Lesjak sees cloud computing as an evolutionary process, particularly for large enterprises with large investments in on-premise IT. It will begin, she believes, with the private cloud, in which companies retain control over their computing environment, and then “burst out” to the public cloud as CFOs become more comfortable with cloud security and with the value proposition of having a third party providing computing power to the organization. For smaller companies, she sees the cloud as offering an opportunity to acquire IT functionalities — and therefore competitive capabilities — that otherwise would be out of their financial and operational reach.

Shadow IT
The relatively low cost of entry to cloud-based applications has also given birth to a scary new enterprise creature: “shadow IT,” in which software is brought into the business without the approval or sometimes even the knowledge of IT or the CFO.

“Today,” Lesjak says, “when a business leader goes to the CIO and says he wants a new service and the CIO says it will take six months to set up, test, and deploy, the business guy goes to a cloud provider who says he can get it set up in two weeks.”

Two problems with shadow IT are that one, while it may serve the individual business leader’s needs for the moment, it can lead to data silos that resist integration, thereby becoming a barrier to operational efficiency; and two, the costs of shadow IT services can quickly mount, leading to a significant amount of uncontrolled spend hidden under operating expenses in a balance sheet. Lesjak, while admitting that some shadow IT exists at HP (“Frankly, there has to be some.”), emphasizes that former CIO Randy Mott, widely credited for making Wal-Mart’s inventory-management systems the envy of the retail world and for consolidating HP’s data centers from about 80 across the globe to just 3 during his six-year HP tenure (a consolidation that places HP in far better shape to provide cloud-based services), worked hard “to get our processes right for stamping out shadow IT.”

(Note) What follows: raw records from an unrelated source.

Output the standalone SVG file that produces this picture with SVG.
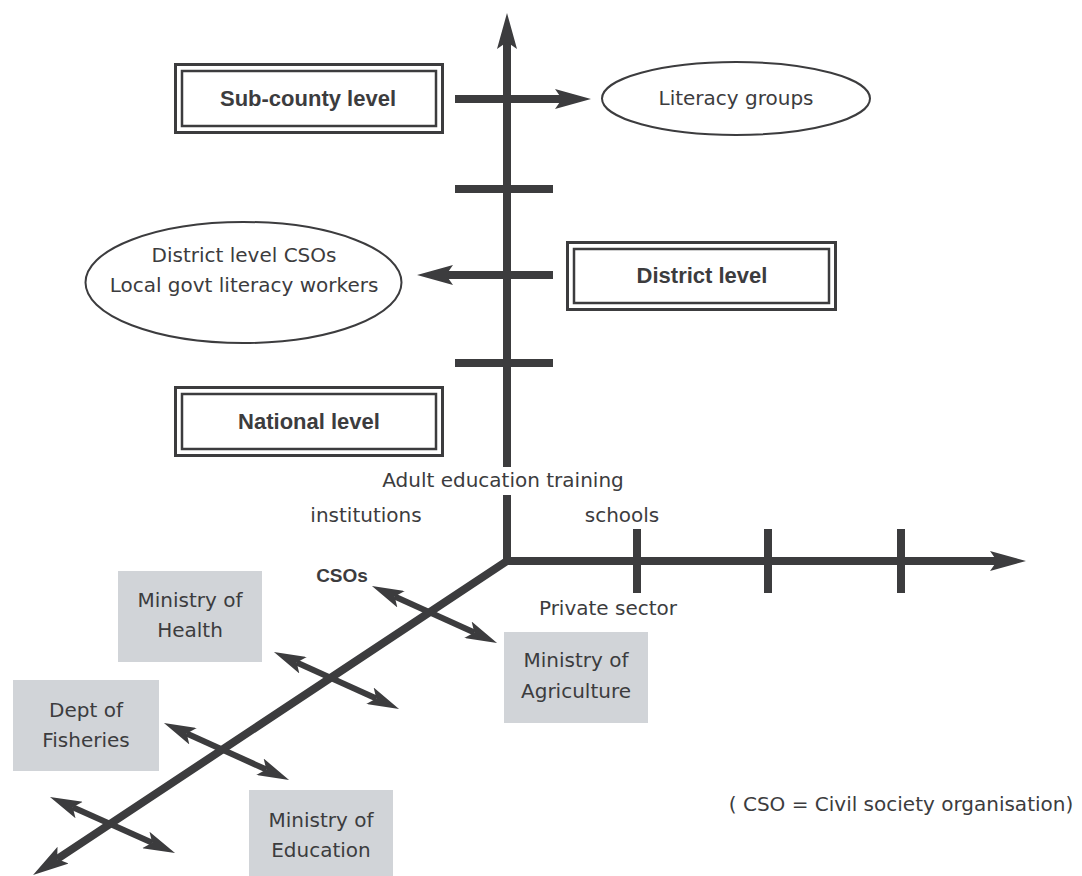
<svg xmlns="http://www.w3.org/2000/svg" width="1082" height="876" viewBox="0 0 1082 876">
<style>
.t{font-family:"DejaVu Sans","Liberation Sans",sans-serif;font-size:20px;fill:#3c3c3e;text-anchor:middle}
.b{font-family:"Liberation Sans",Arial,sans-serif;font-weight:bold;font-size:22px;fill:#3c3c3e;text-anchor:middle}
.ln{stroke:#3c3c3e;stroke-width:8;fill:none}
.dl{stroke:#3c3c3e;stroke-width:6;fill:none}
.bo{fill:#fff;stroke:#3c3c3e;stroke-width:3}
.bi{fill:none;stroke:#3c3c3e;stroke-width:2.5}
.el{fill:#fff;stroke:#3c3c3e;stroke-width:2}
.gb{fill:#d1d4d8}
</style>
<defs>
<marker id="ah" markerUnits="userSpaceOnUse" markerWidth="36" markerHeight="20" viewBox="0 0 36 20" refX="7" refY="10" orient="auto-start-reverse">
<path d="M0,0 L36,10 L0,20 L7,10 Z" fill="#3c3c3e"/>
</marker>
<marker id="as" markerUnits="userSpaceOnUse" markerWidth="32" markerHeight="18" viewBox="0 0 32 18" refX="7" refY="9" orient="auto-start-reverse">
<path d="M0,0 L32,9 L0,18 L7,9 Z" fill="#3c3c3e"/>
</marker>
</defs>
<rect width="1082" height="876" fill="#fff"/>
<g id="connectors">
<path class="ln" d="M507,565 L507,42" marker-end="url(#ah)"/>
<path class="ln" d="M57.2,859 L507,561 L997,561" stroke-linejoin="miter" marker-start="url(#ah)" marker-end="url(#ah)"/>
<path class="ln" d="M455,189 L553,189 M455,363 L553,363"/>
<path class="ln" d="M637,529 L637,593 M768,529 L768,593 M901,529 L901,593"/>
<path class="ln" d="M455,99 L562,99" marker-end="url(#ah)"/>
<path class="ln" d="M553,275 L446,275" marker-end="url(#ah)"/>
<path class="dl" d="M394.7,596.4 L474.3,632.6" marker-start="url(#as)" marker-end="url(#as)"/>
<path class="dl" d="M296.7,662.4 L376.3,698.6" marker-start="url(#as)" marker-end="url(#as)"/>
<path class="dl" d="M186.7,733.4 L266.3,769.6" marker-start="url(#as)" marker-end="url(#as)"/>
<path class="dl" d="M72.8,807.2 L152.2,842.8" marker-start="url(#as)" marker-end="url(#as)"/>
</g>
<g id="subcounty">
<rect class="bo" x="175.5" y="64.5" width="267" height="68"/>
<rect class="bi" x="182" y="71" width="254" height="55"/>
<text class="b" x="308" y="106">Sub-county level</text>
</g>
<g id="literacy-groups">
<ellipse class="el" cx="736" cy="98.5" rx="134" ry="36.5"/>
<text class="t" x="736" y="105">Literacy groups</text>
</g>
<g id="district-ellipse">
<ellipse class="el" cx="243.5" cy="282.5" rx="158" ry="60.5"/>
<text class="t" x="244" y="262">District level CSOs</text>
<text class="t" x="244" y="292">Local govt literacy workers</text>
</g>
<g id="district">
<rect class="bo" x="567.5" y="242.5" width="268" height="67"/>
<rect class="bi" x="574" y="249" width="255" height="54"/>
<text class="b" x="702" y="283">District level</text>
</g>
<g id="national">
<rect class="bo" x="175.5" y="387.5" width="267" height="68"/>
<rect class="bi" x="182" y="394" width="254" height="55"/>
<text class="b" x="309" y="429">National level</text>
</g>
<g id="adult-education">
<rect x="378" y="467" width="251" height="28" fill="#fff"/>
<text class="t" x="503" y="487">Adult education training</text>
<text class="t" x="366" y="522">institutions</text>
</g>
<g id="schools">
<text class="t" x="622" y="522">schools</text>
</g>
<g id="private-sector">
<text class="t" x="608" y="615">Private sector</text>
</g>
<g id="csos">
<text class="b" x="342" y="582" style="font-size:19px">CSOs</text>
</g>
<g id="ministry-health">
<rect class="gb" x="118" y="571" width="144" height="91"/>
<text class="t" x="190" y="607">Ministry of</text>
<text class="t" x="190" y="637">Health</text>
</g>
<g id="dept-fisheries">
<rect class="gb" x="13" y="680" width="146" height="91"/>
<text class="t" x="86" y="717">Dept of</text>
<text class="t" x="86" y="747">Fisheries</text>
</g>
<g id="ministry-education">
<rect class="gb" x="249" y="790" width="144" height="86"/>
<text class="t" x="321" y="827">Ministry of</text>
<text class="t" x="321" y="857">Education</text>
</g>
<g id="ministry-agriculture">
<rect class="gb" x="504" y="632" width="144" height="91"/>
<text class="t" x="576" y="667">Ministry of</text>
<text class="t" x="576" y="698">Agriculture</text>
</g>
<g id="note">
<text class="t" x="901" y="811">( CSO = Civil society organisation)</text>
</g>
</svg>
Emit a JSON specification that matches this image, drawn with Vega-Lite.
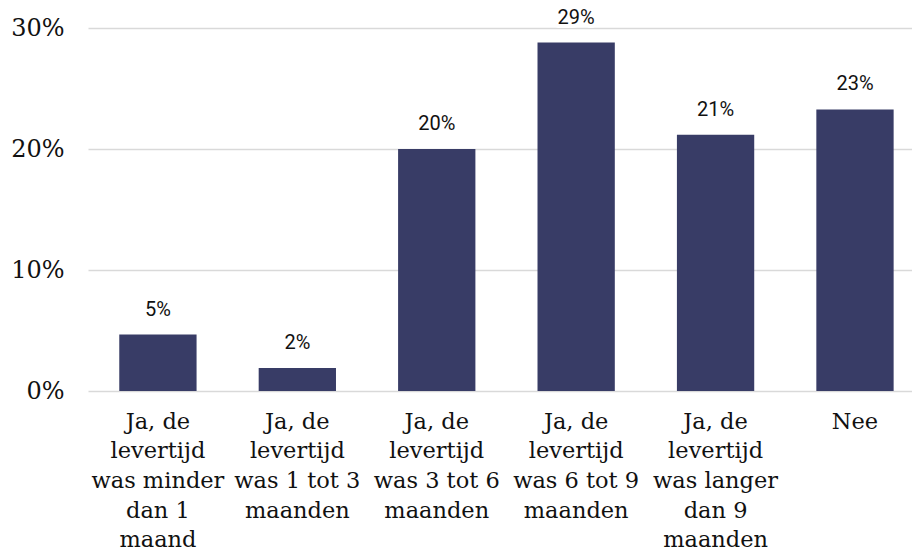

Lesjak strongly suggests that CFOs pay attention to shadow IT and that they could start determining how widespread it is in their organization by looking “at your Amex expenses and seeing if there’s something there that says Amazon. That’s where it shows up.”

Tumultuous Times
“The last 12 months have been difficult for HP,” admits Lesjak. The company’s profits fell in the last quarter of 2011, and last month Standard & Poor’s downgraded HP’s long-term credit rating from A to BBB+, citing concerns over the company’s “inconsistent” strategies and senior-management turnover.

“The consumer market was difficult in 2011,” says Lesjak. “Then there was the tsunami in Japan and the flooding in Thailand [affecting HP’s manufacturing, inventory, and supply chain]. That was hard for the people there and for business.

“Also, we didn’t execute or lead as well as we should have.

“In 2012,” she continues, echoing Whitman, “we’ll be stepping back, looking at our investment levels, focusing on our cost structure, and growing the top line. The first facilitates the second. Financial professionals need to be adaptable, to help the business understand and anticipate changing market conditions.”

Indeed, Lesjak says the past few years, hard and tumultuous as they’ve been, have been critical to the development of HP’s finance team’s skill set.

“Not to sugarcoat it,” says Lesjak, turning the old Chinese curse “May you live in interesting times” on its head, “but if everything’s going well, it may be lucrative, but it’s just not as interesting.”